Task brief
Below is a listing to write out in full, exactly as given, without its pictures.

Supplied data

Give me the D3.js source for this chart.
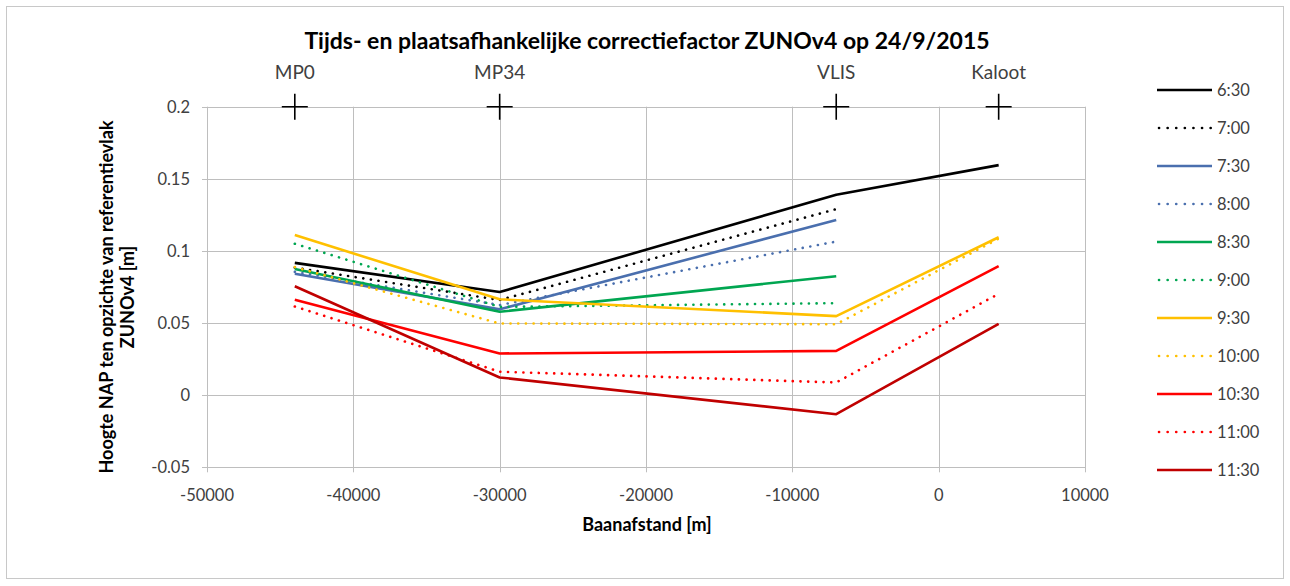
<!DOCTYPE html>
<html>
<head>
<meta charset="utf-8">
<script src="https://cdn.jsdelivr.net/npm/d3@7"></script>
<style>
  html, body { margin: 0; padding: 0; background: #fff; }
  svg { display: block; font-family: Lato, "Liberation Sans", sans-serif; }
</style>
</head>
<body>
<svg id="chart" width="1290" height="586"></svg>
<script>
// Measuring stations along the track (distance in m)
const stations = ["MP0", "MP34", "VLIS", "Kaloot"];
const stationX = [-44000, -30000, -7000, 4100];

// Time labels of the correction profiles
const times = ["6:30", "7:00", "7:30", "8:00", "8:30", "9:00", "9:30", "10:00", "10:30", "11:00", "11:30"];

// Correction factor per station for each time (null = no value at that station)
const v0630 = [0.0917, 0.0715, 0.139, 0.1595];
const v0700 = [0.0885, 0.066, 0.129, null];
const v0730 = [0.0842, 0.0595, 0.1215, null];
const v0800 = [0.0855, 0.0625, 0.1065, null];
const v0830 = [0.0875, 0.0578, 0.0825, null];
const v0900 = [0.105, 0.0612, 0.0638, null];
const v0930 = [0.111, 0.0665, 0.0548, 0.1095];
const v1000 = [0.0888, 0.0497, 0.0492, 0.1085];
const v1030 = [0.0662, 0.0289, 0.0307, 0.0895];
const v1100 = [0.0615, 0.0163, 0.0088, 0.0703];
const v1130 = [0.0755, 0.0123, -0.0132, 0.0495];
const seriesValues = [v0630, v0700, v0730, v0800, v0830, v0900, v0930, v1000, v1030, v1100, v1130];

// Line styling per series
const colors = ["#000000", "#000000", "#4A6FAE", "#4A6FAE", "#00A651", "#00A651",
                "#FFC000", "#FFC000", "#FF0000", "#FF0000", "#C00000"];
const dotted = [false, true, false, true, false, true, false, true, false, true, false];

// Height of the station markers
const markerY = 0.2;

// Axis ticks
const xTicks = [-50000, -40000, -30000, -20000, -10000, 0, 10000];
const yTicks = [-0.05, 0, 0.05, 0.1, 0.15, 0.2];

const svg = d3.select("#chart");

// Outer frame
svg.append("rect")
  .attr("x", 6.5).attr("y", 6.5).attr("width", 1277).attr("height", 572)
  .attr("fill", "#fff").attr("stroke", "#C8C8C8").attr("stroke-width", 1);

const x = d3.scaleLinear().domain([-50000, 10000]).range([207, 1085]);
const y = d3.scaleLinear().domain([-0.05, 0.2]).range([467.3, 106.7]);

const gridColor = "#BEBEBE";
const textColor = "#404040";

// Vertical grid lines (and tick marks below the axis)
svg.append("g").selectAll("line").data(xTicks).join("line")
  .attr("x1", d => Math.round(x(d)) + 0.5).attr("x2", d => Math.round(x(d)) + 0.5)
  .attr("y1", y(0.2)).attr("y2", y(-0.05) + 5)
  .attr("stroke", gridColor).attr("stroke-width", 1);

// Horizontal grid lines (and tick marks left of the axis)
svg.append("g").selectAll("line").data(yTicks).join("line")
  .attr("x1", x(-50000) - 5).attr("x2", x(10000))
  .attr("y1", d => Math.round(y(d)) + 0.5).attr("y2", d => Math.round(y(d)) + 0.5)
  .attr("stroke", gridColor).attr("stroke-width", 1);

// Tick labels
svg.append("g").selectAll("text").data(xTicks).join("text")
  .attr("x", d => x(d)).attr("y", 501)
  .attr("text-anchor", "middle").attr("font-size", 16.5).attr("fill", textColor)
  .text(d => d);

svg.append("g").selectAll("text").data(yTicks).join("text")
  .attr("x", 190).attr("y", d => y(d) + 6)
  .attr("text-anchor", "end").attr("font-size", 16.5).attr("fill", textColor)
  .text(d => d);

// Titles
svg.append("text")
  .attr("x", 647).attr("y", 49)
  .attr("text-anchor", "middle").attr("font-size", 23).attr("font-weight", "bold")
  .attr("fill", "#000")
  .text("Tijds- en plaatsafhankelijke correctiefactor ZUNOv4 op 24/9/2015");

svg.append("text")
  .attr("x", 647).attr("y", 531)
  .attr("text-anchor", "middle").attr("font-size", 18).attr("font-weight", "bold")
  .attr("fill", "#000")
  .text("Baanafstand [m]");

const yTitle = svg.append("text")
  .attr("transform", "rotate(-90)")
  .attr("text-anchor", "middle").attr("font-size", 18).attr("font-weight", "bold")
  .attr("fill", "#000");
yTitle.append("tspan").attr("x", -297).attr("y", 113).text("Hoogte NAP ten opzichte van referentievlak");
yTitle.append("tspan").attr("x", -297).attr("y", 134).text("ZUNOv4 [m]");

// Correction profiles
const line = d3.line()
  .x(d => x(d[0]))
  .y(d => y(d[1]));

svg.append("g").selectAll("path").data(seriesValues).join("path")
  .attr("d", vals => line(vals.map((v, i) => [stationX[i], v]).filter(d => d[1] !== null)))
  .attr("fill", "none")
  .attr("stroke", (d, i) => colors[i])
  .attr("stroke-width", 2.6)
  .attr("stroke-linejoin", "round")
  .attr("stroke-linecap", (d, i) => dotted[i] ? "round" : "butt")
  .attr("stroke-dasharray", (d, i) => dotted[i] ? "0.1,7.6" : null);

// Station markers with labels
const st = svg.append("g").selectAll("g").data(stations).join("g")
  .attr("transform", (d, i) => `translate(${x(stationX[i])},${y(markerY)})`);
st.append("path")
  .attr("d", "M-13,0H13M0,-13V13")
  .attr("stroke", "#000").attr("stroke-width", 1.6).attr("fill", "none");
st.append("text")
  .attr("y", -28).attr("text-anchor", "middle")
  .attr("font-size", 19).attr("fill", textColor)
  .text(d => d);

// Legend
const lg = svg.append("g").selectAll("g").data(times).join("g")
  .attr("transform", (d, i) => `translate(1157,${90 + i * 38})`);
lg.append("line")
  .attr("x1", 0).attr("x2", 55).attr("y1", 0).attr("y2", 0)
  .attr("stroke", (d, i) => colors[i])
  .attr("stroke-width", 2.6)
  .attr("stroke-linecap", (d, i) => dotted[i] ? "round" : "butt")
  .attr("stroke-dasharray", (d, i) => dotted[i] ? "0.1,8.5" : null)
  .attr("transform", (d, i) => dotted[i] ? "translate(2,0)" : null);
lg.append("text")
  .attr("x", 60).attr("y", 6)
  .attr("font-size", 16.5).attr("fill", textColor)
  .text(d => d);
</script>
</body>
</html>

Full response
Give me the D3.js source for this chart.
<!DOCTYPE html>
<html>
<head>
<meta charset="utf-8">
<script src="https://cdn.jsdelivr.net/npm/d3@7"></script>
<style>
  html, body { margin: 0; padding: 0; background: #fff; }
  svg { display: block; font-family: Lato, "Liberation Sans", sans-serif; }
</style>
</head>
<body>
<svg id="chart" width="1290" height="586"></svg>
<script>
// Measuring stations along the track (distance in m)
const stations = ["MP0", "MP34", "VLIS", "Kaloot"];
const stationX = [-44000, -30000, -7000, 4100];

// Time labels of the correction profiles
const times = ["6:30", "7:00", "7:30", "8:00", "8:30", "9:00", "9:30", "10:00", "10:30", "11:00", "11:30"];

// Correction factor per station for each time (null = no value at that station)
const v0630 = [0.0917, 0.0715, 0.139, 0.1595];
const v0700 = [0.0885, 0.066, 0.129, null];
const v0730 = [0.0842, 0.0595, 0.1215, null];
const v0800 = [0.0855, 0.0625, 0.1065, null];
const v0830 = [0.0875, 0.0578, 0.0825, null];
const v0900 = [0.105, 0.0612, 0.0638, null];
const v0930 = [0.111, 0.0665, 0.0548, 0.1095];
const v1000 = [0.0888, 0.0497, 0.0492, 0.1085];
const v1030 = [0.0662, 0.0289, 0.0307, 0.0895];
const v1100 = [0.0615, 0.0163, 0.0088, 0.0703];
const v1130 = [0.0755, 0.0123, -0.0132, 0.0495];
const seriesValues = [v0630, v0700, v0730, v0800, v0830, v0900, v0930, v1000, v1030, v1100, v1130];

// Line styling per series
const colors = ["#000000", "#000000", "#4A6FAE", "#4A6FAE", "#00A651", "#00A651",
                "#FFC000", "#FFC000", "#FF0000", "#FF0000", "#C00000"];
const dotted = [false, true, false, true, false, true, false, true, false, true, false];

// Height of the station markers
const markerY = 0.2;

// Axis ticks
const xTicks = [-50000, -40000, -30000, -20000, -10000, 0, 10000];
const yTicks = [-0.05, 0, 0.05, 0.1, 0.15, 0.2];

const svg = d3.select("#chart");

// Outer frame
svg.append("rect")
  .attr("x", 6.5).attr("y", 6.5).attr("width", 1277).attr("height", 572)
  .attr("fill", "#fff").attr("stroke", "#C8C8C8").attr("stroke-width", 1);

const x = d3.scaleLinear().domain([-50000, 10000]).range([207, 1085]);
const y = d3.scaleLinear().domain([-0.05, 0.2]).range([467.3, 106.7]);

const gridColor = "#BEBEBE";
const textColor = "#404040";

// Vertical grid lines (and tick marks below the axis)
svg.append("g").selectAll("line").data(xTicks).join("line")
  .attr("x1", d => Math.round(x(d)) + 0.5).attr("x2", d => Math.round(x(d)) + 0.5)
  .attr("y1", y(0.2)).attr("y2", y(-0.05) + 5)
  .attr("stroke", gridColor).attr("stroke-width", 1);

// Horizontal grid lines (and tick marks left of the axis)
svg.append("g").selectAll("line").data(yTicks).join("line")
  .attr("x1", x(-50000) - 5).attr("x2", x(10000))
  .attr("y1", d => Math.round(y(d)) + 0.5).attr("y2", d => Math.round(y(d)) + 0.5)
  .attr("stroke", gridColor).attr("stroke-width", 1);

// Tick labels
svg.append("g").selectAll("text").data(xTicks).join("text")
  .attr("x", d => x(d)).attr("y", 501)
  .attr("text-anchor", "middle").attr("font-size", 16.5).attr("fill", textColor)
  .text(d => d);

svg.append("g").selectAll("text").data(yTicks).join("text")
  .attr("x", 190).attr("y", d => y(d) + 6)
  .attr("text-anchor", "end").attr("font-size", 16.5).attr("fill", textColor)
  .text(d => d);

// Titles
svg.append("text")
  .attr("x", 647).attr("y", 49)
  .attr("text-anchor", "middle").attr("font-size", 23).attr("font-weight", "bold")
  .attr("fill", "#000")
  .text("Tijds- en plaatsafhankelijke correctiefactor ZUNOv4 op 24/9/2015");

svg.append("text")
  .attr("x", 647).attr("y", 531)
  .attr("text-anchor", "middle").attr("font-size", 18).attr("font-weight", "bold")
  .attr("fill", "#000")
  .text("Baanafstand [m]");

const yTitle = svg.append("text")
  .attr("transform", "rotate(-90)")
  .attr("text-anchor", "middle").attr("font-size", 18).attr("font-weight", "bold")
  .attr("fill", "#000");
yTitle.append("tspan").attr("x", -297).attr("y", 113).text("Hoogte NAP ten opzichte van referentievlak");
yTitle.append("tspan").attr("x", -297).attr("y", 134).text("ZUNOv4 [m]");

// Correction profiles
const line = d3.line()
  .x(d => x(d[0]))
  .y(d => y(d[1]));

svg.append("g").selectAll("path").data(seriesValues).join("path")
  .attr("d", vals => line(vals.map((v, i) => [stationX[i], v]).filter(d => d[1] !== null)))
  .attr("fill", "none")
  .attr("stroke", (d, i) => colors[i])
  .attr("stroke-width", 2.6)
  .attr("stroke-linejoin", "round")
  .attr("stroke-linecap", (d, i) => dotted[i] ? "round" : "butt")
  .attr("stroke-dasharray", (d, i) => dotted[i] ? "0.1,7.6" : null);

// Station markers with labels
const st = svg.append("g").selectAll("g").data(stations).join("g")
  .attr("transform", (d, i) => `translate(${x(stationX[i])},${y(markerY)})`);
st.append("path")
  .attr("d", "M-13,0H13M0,-13V13")
  .attr("stroke", "#000").attr("stroke-width", 1.6).attr("fill", "none");
st.append("text")
  .attr("y", -28).attr("text-anchor", "middle")
  .attr("font-size", 19).attr("fill", textColor)
  .text(d => d);

// Legend
const lg = svg.append("g").selectAll("g").data(times).join("g")
  .attr("transform", (d, i) => `translate(1157,${90 + i * 38})`);
lg.append("line")
  .attr("x1", 0).attr("x2", 55).attr("y1", 0).attr("y2", 0)
  .attr("stroke", (d, i) => colors[i])
  .attr("stroke-width", 2.6)
  .attr("stroke-linecap", (d, i) => dotted[i] ? "round" : "butt")
  .attr("stroke-dasharray", (d, i) => dotted[i] ? "0.1,8.5" : null)
  .attr("transform", (d, i) => dotted[i] ? "translate(2,0)" : null);
lg.append("text")
  .attr("x", 60).attr("y", 6)
  .attr("font-size", 16.5).attr("fill", textColor)
  .text(d => d);
</script>
</body>
</html>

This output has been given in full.